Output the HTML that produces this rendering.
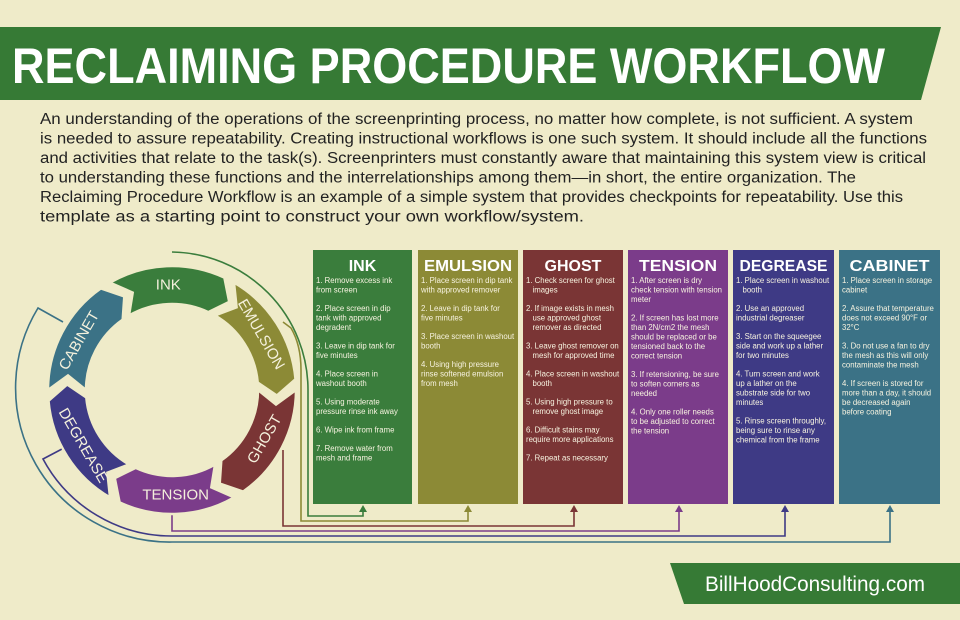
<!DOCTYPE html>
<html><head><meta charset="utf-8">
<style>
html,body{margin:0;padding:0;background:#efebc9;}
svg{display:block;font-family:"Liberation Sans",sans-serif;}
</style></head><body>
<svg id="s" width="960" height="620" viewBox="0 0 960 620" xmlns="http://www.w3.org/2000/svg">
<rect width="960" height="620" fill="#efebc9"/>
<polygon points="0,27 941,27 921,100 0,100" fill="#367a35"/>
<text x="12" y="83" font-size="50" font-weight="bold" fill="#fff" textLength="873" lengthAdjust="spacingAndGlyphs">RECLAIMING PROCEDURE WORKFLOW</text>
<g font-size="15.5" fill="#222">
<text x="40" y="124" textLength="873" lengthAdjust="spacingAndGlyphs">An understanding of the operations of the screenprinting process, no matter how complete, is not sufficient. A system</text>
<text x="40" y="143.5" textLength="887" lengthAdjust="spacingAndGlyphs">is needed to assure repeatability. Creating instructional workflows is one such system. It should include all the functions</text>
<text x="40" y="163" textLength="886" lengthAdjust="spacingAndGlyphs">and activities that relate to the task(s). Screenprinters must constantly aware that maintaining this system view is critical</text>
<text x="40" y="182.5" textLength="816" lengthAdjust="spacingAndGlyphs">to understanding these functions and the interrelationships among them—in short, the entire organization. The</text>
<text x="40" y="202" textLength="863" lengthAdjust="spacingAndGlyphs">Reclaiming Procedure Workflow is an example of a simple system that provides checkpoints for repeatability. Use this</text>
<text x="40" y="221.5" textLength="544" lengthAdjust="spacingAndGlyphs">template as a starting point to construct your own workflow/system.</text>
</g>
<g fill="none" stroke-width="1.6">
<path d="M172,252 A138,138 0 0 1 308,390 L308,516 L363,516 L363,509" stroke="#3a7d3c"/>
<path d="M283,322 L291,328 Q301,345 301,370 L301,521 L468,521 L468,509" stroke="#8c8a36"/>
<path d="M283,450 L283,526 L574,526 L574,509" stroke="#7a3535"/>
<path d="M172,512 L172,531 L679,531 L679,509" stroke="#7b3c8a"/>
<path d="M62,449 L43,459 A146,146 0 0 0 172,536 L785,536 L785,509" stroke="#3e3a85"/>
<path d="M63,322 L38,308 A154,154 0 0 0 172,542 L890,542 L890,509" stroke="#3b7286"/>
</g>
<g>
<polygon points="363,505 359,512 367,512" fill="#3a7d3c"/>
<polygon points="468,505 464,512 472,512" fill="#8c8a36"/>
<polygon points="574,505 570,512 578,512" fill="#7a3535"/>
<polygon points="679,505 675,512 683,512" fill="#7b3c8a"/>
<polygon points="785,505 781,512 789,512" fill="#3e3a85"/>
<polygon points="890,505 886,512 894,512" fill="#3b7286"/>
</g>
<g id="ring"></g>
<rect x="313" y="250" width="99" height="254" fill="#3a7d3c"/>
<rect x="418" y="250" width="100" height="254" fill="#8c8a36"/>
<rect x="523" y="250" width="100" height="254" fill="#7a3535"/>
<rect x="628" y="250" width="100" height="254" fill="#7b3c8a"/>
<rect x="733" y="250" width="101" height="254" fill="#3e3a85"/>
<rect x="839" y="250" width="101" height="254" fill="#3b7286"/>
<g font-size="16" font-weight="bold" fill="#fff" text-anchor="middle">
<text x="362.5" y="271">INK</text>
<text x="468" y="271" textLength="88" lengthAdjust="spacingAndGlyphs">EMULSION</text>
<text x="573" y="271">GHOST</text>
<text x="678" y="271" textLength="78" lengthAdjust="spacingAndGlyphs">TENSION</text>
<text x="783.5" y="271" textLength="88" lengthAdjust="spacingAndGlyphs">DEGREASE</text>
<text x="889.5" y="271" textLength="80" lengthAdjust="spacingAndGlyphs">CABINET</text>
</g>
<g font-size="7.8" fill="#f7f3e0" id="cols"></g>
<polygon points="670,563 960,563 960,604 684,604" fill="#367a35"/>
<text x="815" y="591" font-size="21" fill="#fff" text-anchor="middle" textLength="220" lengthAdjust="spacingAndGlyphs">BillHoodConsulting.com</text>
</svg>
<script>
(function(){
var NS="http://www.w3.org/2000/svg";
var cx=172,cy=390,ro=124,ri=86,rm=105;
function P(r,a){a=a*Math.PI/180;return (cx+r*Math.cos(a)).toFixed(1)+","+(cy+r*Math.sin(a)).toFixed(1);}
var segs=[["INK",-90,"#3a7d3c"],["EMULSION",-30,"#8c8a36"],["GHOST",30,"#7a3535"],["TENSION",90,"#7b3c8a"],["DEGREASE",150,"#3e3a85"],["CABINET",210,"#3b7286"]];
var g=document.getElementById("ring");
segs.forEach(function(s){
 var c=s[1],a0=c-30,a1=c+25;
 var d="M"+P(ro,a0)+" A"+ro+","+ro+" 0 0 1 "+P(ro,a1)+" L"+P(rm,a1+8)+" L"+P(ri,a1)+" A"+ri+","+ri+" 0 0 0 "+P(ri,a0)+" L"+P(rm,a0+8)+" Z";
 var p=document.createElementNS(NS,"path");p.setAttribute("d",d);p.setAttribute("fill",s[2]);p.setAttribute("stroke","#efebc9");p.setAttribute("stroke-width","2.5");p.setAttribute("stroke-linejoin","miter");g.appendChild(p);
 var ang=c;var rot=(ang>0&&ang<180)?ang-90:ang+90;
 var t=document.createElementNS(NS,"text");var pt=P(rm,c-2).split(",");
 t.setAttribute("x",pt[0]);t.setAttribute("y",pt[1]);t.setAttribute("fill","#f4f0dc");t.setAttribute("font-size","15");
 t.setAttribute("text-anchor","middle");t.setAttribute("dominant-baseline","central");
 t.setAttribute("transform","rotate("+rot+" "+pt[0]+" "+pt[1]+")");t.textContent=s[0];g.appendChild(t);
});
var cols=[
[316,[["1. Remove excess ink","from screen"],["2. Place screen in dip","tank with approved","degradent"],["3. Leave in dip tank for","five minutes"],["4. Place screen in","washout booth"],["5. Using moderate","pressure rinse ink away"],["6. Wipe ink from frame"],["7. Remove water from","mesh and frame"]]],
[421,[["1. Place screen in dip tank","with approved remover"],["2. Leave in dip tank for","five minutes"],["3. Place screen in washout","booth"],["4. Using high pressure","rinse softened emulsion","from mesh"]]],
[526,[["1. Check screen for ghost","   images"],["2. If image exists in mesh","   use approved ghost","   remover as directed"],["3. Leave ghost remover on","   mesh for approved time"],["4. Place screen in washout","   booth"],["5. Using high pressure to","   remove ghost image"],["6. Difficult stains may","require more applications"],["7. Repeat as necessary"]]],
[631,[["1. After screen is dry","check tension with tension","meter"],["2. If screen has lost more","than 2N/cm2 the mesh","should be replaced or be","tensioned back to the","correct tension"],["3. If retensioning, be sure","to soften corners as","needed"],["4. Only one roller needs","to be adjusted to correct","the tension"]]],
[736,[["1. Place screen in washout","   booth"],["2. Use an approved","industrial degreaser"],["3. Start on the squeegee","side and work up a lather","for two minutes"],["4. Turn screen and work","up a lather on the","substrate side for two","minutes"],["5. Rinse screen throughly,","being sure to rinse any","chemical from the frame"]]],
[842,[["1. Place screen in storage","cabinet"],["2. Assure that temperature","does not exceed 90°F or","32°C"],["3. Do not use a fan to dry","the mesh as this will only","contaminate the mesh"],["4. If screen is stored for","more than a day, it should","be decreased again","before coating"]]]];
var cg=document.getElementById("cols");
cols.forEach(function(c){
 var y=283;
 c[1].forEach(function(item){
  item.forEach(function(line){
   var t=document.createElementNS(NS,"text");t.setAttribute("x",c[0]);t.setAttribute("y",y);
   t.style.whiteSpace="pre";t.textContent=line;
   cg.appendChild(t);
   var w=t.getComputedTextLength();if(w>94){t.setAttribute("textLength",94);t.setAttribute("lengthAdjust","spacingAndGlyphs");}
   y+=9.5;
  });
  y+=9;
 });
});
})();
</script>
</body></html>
..............................
— Your instructions —
Copy out every line holding the string "that".

— Solution —
Output the HTML that produces this rendering.
<text x="40" y="163" textLength="886" lengthAdjust="spacingAndGlyphs">and activities that relate to the task(s). Screenprinters must constantly aware that maintaining this system view is critical</text>
<text x="40" y="202" textLength="863" lengthAdjust="spacingAndGlyphs">Reclaiming Procedure Workflow is an example of a simple system that provides checkpoints for repeatability. Use this</text>
[842,[["1. Place screen in storage","cabinet"],["2. Assure that temperature","does not exceed 90°F or","32°C"],["3. Do not use a fan to dry","the mesh as this will only","contaminate the mesh"],["4. If screen is stored for","more than a day, it should","be decreased again","before coating"]]]];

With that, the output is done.